• 11月16日 星期六

新加坡教育部:华族跨族父母逾半数子女修读华文

上幼儿园时学华文,土生土长的印族学生布来恩在中小学也选修华文。尽管父母不谙华语,布来恩在小学离校考试还是考到比自己预期更好的成绩。

新加坡教育部受询时指出,选修自身族群语言以外语文为母语科的学生向来占极少数。每届学生中,修读华文的非华族学生占比不到5%。

在那些其中一方为华族的跨族婚姻中,过去五年,这类家庭的孩子有超过半数修读华文。

新加坡圣婴中学学生布来恩(16岁,Brian Matthews Sekar)是其中一名修读华文的非华族学生,他的姐姐去年也应考了A水准的副修(H1)水平华文科。

布来恩的母亲佐玛丽(49岁,教师)受访时透露,因信仰的关系,她与丈夫为孩子报读玛丽蒙幼稚园,这所幼稚园以英文和华文教课,孩子学前阶段便接触华文。

家族也有懂华语的长辈。佐玛丽的外婆就是由华族家庭领养,母亲也就是布来恩的外婆也懂得华语。布来恩年幼时,由外婆照顾,外婆成了孩子的华文启蒙老师,直到她约10年前过世。

为了让孩子继续有机会锻炼华文,佐玛丽之后为孩子安排家教,每周一次上门补习,希望弥补家庭环境的不足。

孩子在学前阶段的吸收能力强,看到长女的华文学习进度佳,她与丈夫决定让她上小学后继续学华文。

布来恩的父亲杰拉德(49岁,社工)坦言,他与妻子平时不常使用淡米尔语,考虑孩子对华文有基本认识,长远来看,华文学习也有助于他们更好地应付未来职场,便让孩子选修华文。

进入国专长老会小学后,布来恩和姐姐一样上华文课。语言天分没有姐姐强,布来恩得花更多时间反复复习。能在小六会考的华文科考获B,父母为他的表现感到满意。

今年应考O水准的布来恩说,他的华文成绩平平,分数有时在及格边缘。他在口语表达方面较有压力,“因为需要更长的时间,把想法翻译成华语。”

但他庆幸教师和补习教师时常鼓励他,父母也不施加压力,使他想尽力学好华文,掌握这门实用的语言。

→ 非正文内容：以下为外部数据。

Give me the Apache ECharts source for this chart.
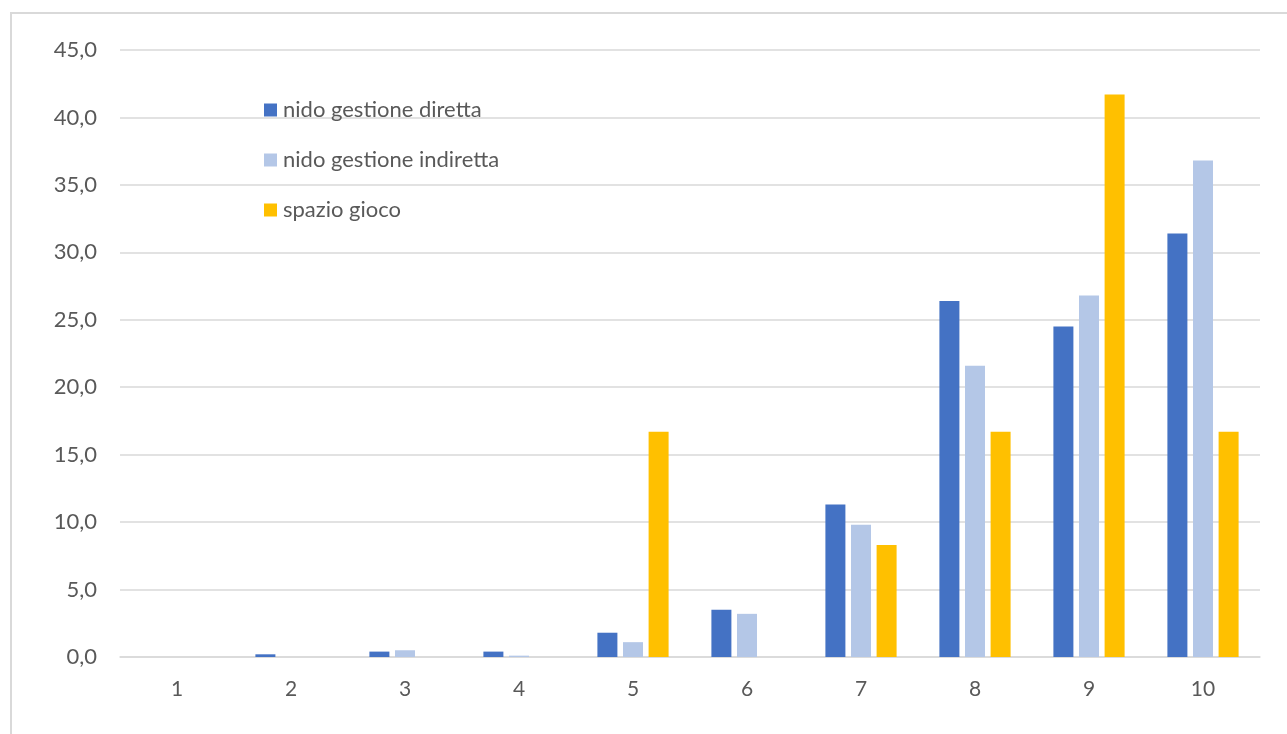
<!DOCTYPE html>
<html>
<head>
<meta charset="utf-8">
<script src="https://cdn.jsdelivr.net/npm/echarts@6/dist/echarts.min.js"></script>
<style>
html,body{margin:0;padding:0;background:#fff;}
#chart{width:1287px;height:734px;}
</style>
</head>
<body>
<div id="chart"></div>
<script>
const categories = ['1','2','3','4','5','6','7','8','9','10'];
const seriesNames = ['nido gestione diretta','nido gestione indiretta','spazio gioco'];
const diretta   = [0, 0.2, 0.4, 0.4, 1.8, 3.5, 11.3, 26.4, 24.5, 31.4];
const indiretta = [0, 0,   0.5, 0.1, 1.1, 3.2, 9.8, 21.6, 26.8, 36.8];
const spazio    = [0, 0,   0,   0,   16.7, 0,  8.3, 16.7, 41.7, 16.7];
const colors = ['#4472C4','#B4C7E7','#FFC000'];

const chart = echarts.init(document.getElementById('chart'));
const font = 'Lato, Open Sans, sans-serif';
chart.setOption({
  animation:false,
  backgroundColor:'#fff',
  graphic:[{type:'rect',shape:{x:11,y:13,width:1300,height:800},style:{fill:'none',stroke:'#D9D9D9',lineWidth:2},silent:true}],
  grid:{left:120,right:27,top:50,bottom:77,containLabel:false},
  legend:{
    orient:'vertical', left:259, top:94, itemGap:28,
    itemWidth:13, itemHeight:13, icon:'rect',
    textStyle:{color:'#595959',fontSize:22,fontFamily:font,padding:[0,0,0,1]},
    data:seriesNames
  },
  xAxis:{
    type:'category', data:categories,
    axisLine:{lineStyle:{color:'#D9D9D9',width:1.5}},
    axisTick:{show:false},
    axisLabel:{color:'#595959',fontSize:21,fontFamily:font,margin:22}
  },
  yAxis:{
    type:'value', min:0, max:45, interval:5,
    axisLine:{show:false}, axisTick:{show:false},
    splitLine:{lineStyle:{color:'#D9D9D9',width:1.5}},
    axisLabel:{color:'#595959',fontSize:22,fontFamily:font,margin:23,
      formatter:v=>v.toFixed(1).replace('.',',')}
  },
  series:[
    {name:seriesNames[0],type:'bar',data:diretta,barWidth:20,barGap:'28%',itemStyle:{color:colors[0]}},
    {name:seriesNames[1],type:'bar',data:indiretta,barWidth:20,barGap:'28%',itemStyle:{color:colors[1]}},
    {name:seriesNames[2],type:'bar',data:spazio,barWidth:20,barGap:'28%',itemStyle:{color:colors[2]}}
  ]
});
</script>
</body>
</html>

他说:“我有很多华族同学,我们主要以英语沟通,但同学有时也用华语,能听懂,感觉可以更好地融入。有时,我尝试用华语买食物,偶尔也在Netflix看华文节目。”

为了制造学以致用的机会,布来恩的父母有时上中餐馆会让孩子以华语点餐。杰拉德说:“语言要活学活用且有趣,考几分不是最关键的,只要孩子不排斥,相信最终可以掌握。”

布来恩的姐姐安娜贝儿(18岁,莱佛士书院高二)认为,学习都有须背记的内容,打好基础才能掌握语文。“同学有时问我,怎样学华文?我跟他们说,我没机会在家讲华语,父母帮不了我,所以得专心听课。他们比较幸运,可以在家和父母使用华语,应该珍惜。”

新加坡圣婴中学华文教师蔡明榕在布来恩念中三那年起教导他,对他的认真态度给予肯定。遇到不明白的问题,布来恩会请教她。她看得出这名学生与他的父母重视学习,有信心他能应付会考。

来自缅甸的卢莲花(15岁,育林中学中三学生)六岁时与家人到新加坡定居。父亲觉得新加坡以华族居多,学华文比较实用,因此让她和妹妹选修华文,并为她们请补习教师。

她的华文名便是补习教师取的,正合母亲对花卉的喜好。

已是新加坡永久居民的卢莲花当初不谙英语,上小学时面对不少挑战,既得从零学习英文,也得认识陌生的汉字。背写华文课本的生字成了她入学的不二法门。

她说:“多写可以帮我记住生字,上了中学,有更多生字,有时我不明白,就问同学老师,他们都很帮助我。”

念小学一二年级时,卢莲花被分配到华文基础班,到了三年级有能力“晋升”,与同学一样修读普通水平的华文科。小六会考那年,她在华文科考获A,比学校预考的表现佳。

卢莲花说:“学华文对我来说不容易,但我觉得有用,以后工作或在生活中可以使用,像跟邻居打招呼、在小贩中心买食物。”

她也成了父母的翻译员,父母有时网购一些产品,遇到以华文书写的网上评价,父母就让她帮忙看。

卢莲花自豪地透露,她与同学前年参加全国中小学创意阅读比赛,这是她第一次参加与华文有关的比赛。

当时,同学找她组队参加,他们一组三人演绎故事,因疫情的关系,得把表演录成视频参赛。

虽然她与奖项无缘,只获得一张参赛证书,但她享受与同学排练的过程。学以致用的机会也让她很有满足感。